RBI keeps interest rates unchanged

Updated - December 05, 2018 11:03 pm IST

Published - December 05, 2018 02:46 pm IST



The Reserve Bank of India (RBI) has left the key interest rate or the repo rate unchanged at 6.5% during the fifth bimonthly monetary policy review on Wednesday — which was on expected lines — while maintaining the ‘calibrated tightening’ stance though it reduced the inflation projection sharply.

All the six members of the Monetary Policy Committee (MPC) voted in favour of status quo on repo rate while only one member R.H. Dholakia voted for change in the stance to neutral.

During the post-policy interaction, RBI Governor Urjit Patel said the central bank was ready to take policy action if upside risks to inflation did not materialise.

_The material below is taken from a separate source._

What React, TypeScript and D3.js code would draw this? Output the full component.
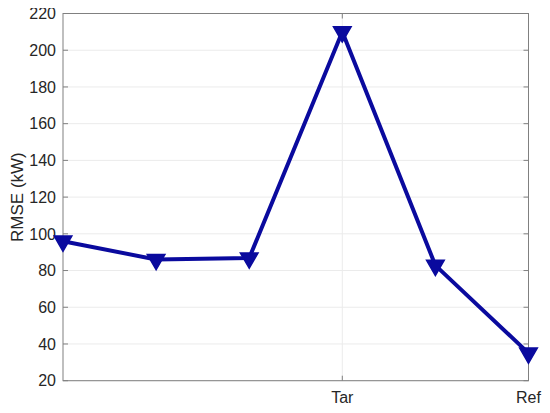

“If the upside risks we have flagged do not materialise or are muted in their impact as reflected in incoming data, there is a possibility of space opening up for commensurate policy actions by the MPC,” Dr. Patel said.

Consumer price index-based inflation is projected at 2.7-3.2% for the second half of the current financial year and 3.8-4.2% in the first half of the next financial year. In the previous policy review held in October, inflation was projected at 3.9-4.5% for the second half of FY19 and 4.8% in the first quarter of FY20.


Oil price decline

The sharp fall in inflation comes on the back of 30% decline in crude oil prices in November compared with October.

“We expect a formal stance change in early 2019 and a long pause, but rate cut risks are rising,” analysts at Nomura Holdings said.

Retains GDP growth rate

The RBI decided to retain GDP growth rate for 2018-19 at 7.4% and estimated growth at 7.5% for the first half of the next financial year.

“Given the downside risks to growth, we believe that some more members could tilt towards a change in stance by the next meeting in February,” said Abheek Barua, chief economist, HDFC Bank.

S.C. Garg, Secretary, Economic Affairs, while ‘welcoming’ the RBI assessment on growth and inflation outlook, however said, “The policy stance probably required calibration.”

In a move to boost credit flows, the central bank has decided to reduce the statutory liquidity ratio (SLR) requirement for banks to 18% of net demand and time liabilities from 19.5% over the next six quarters, by 25 bps each in every quarter.

The first reduction of 25 basis points will take effect in the quarter starting in January 2019.

“We believe that with global growth becoming uncertain and domestic growth considerations slowly taking centre stage, a depiction of uncertainty should form part of the policy statement,” said Soumya Kanti Ghosh, group chief economic adviser, SBI.